The Beverly Hills Hotel In keeping with the hotel's famous color scheme, I expected pink toilet paper--or at least a rosé. Instead, the hotel offers a delightful, vanilla-shaded paper sans bouquet that has the resilience of the hotel itself. Uncharacterized by either fragrance or bouquet, it is quintessentially Beverly Hills. A definite keeper.

The San Ysidro Ranch, Montecito Anticipated joy that was not to be at this otherwise superb resort. The paper was beautifully packaged, bound in a green ribbon. But it falls apart on use and is over-absorbent. That's probably caused by its delicacy. It has a slight aroma of aloe. The hotel says its paper will improve over time as resort renovations bring a new supplier. 'Til then, however, don't get excited.

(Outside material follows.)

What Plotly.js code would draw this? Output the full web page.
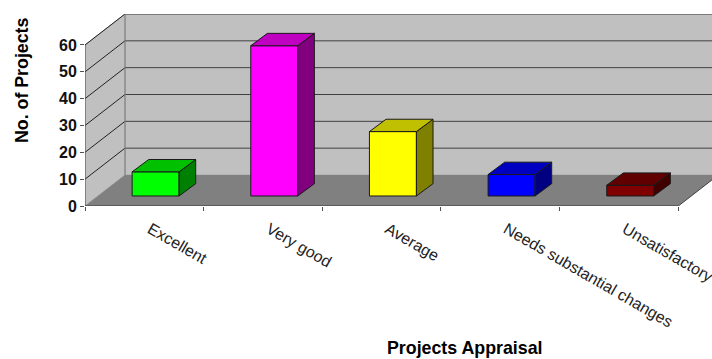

St.Regis, Rome The Italians haven't often gotten much right in hotelkeeping, but here we were surprised. The St. Regis in Rome offers a soft, supple, pleasant paper. But you'll be let down by an undistinguished finish and stubborn tear factor. Not a bad paper, but, like the Italian government, it could improve.

Las Ventanas, Los Cabos The paper here is a complete surprise: Wonderfully usable, with a deep, satisfying strength. A balance of delicacy and a strong, soft, smooth finish. Highly recommended. Like a prize tequila, you only need to use it sparingly.

The Holiday Inn Judging by the toilet paper at a Holiday Inn in Sweetwater, Texas, the chain's offering is totally uninspired. A paper in serious decline like the rest of this hotel group. It's beyond all realms of uniqueness and has no redeeming qualities. A finish similar to sandpaper. Mass production at its worst. Bring your own.

So where does the 2005 Thomas Crapper Award go? I would give it to Four Seasons. But the last time I named them as having the best of something, they sent me 500 shower caps as a thank you. The mind boggles at what might happen this time.

I wrote a column about hotel sheets last year and cited Frette as my favorite bed linen. Unfortunately, Frette has now ceased supplying hotels. That pretty much leaves Pratesi as the only super-fine hotel brand.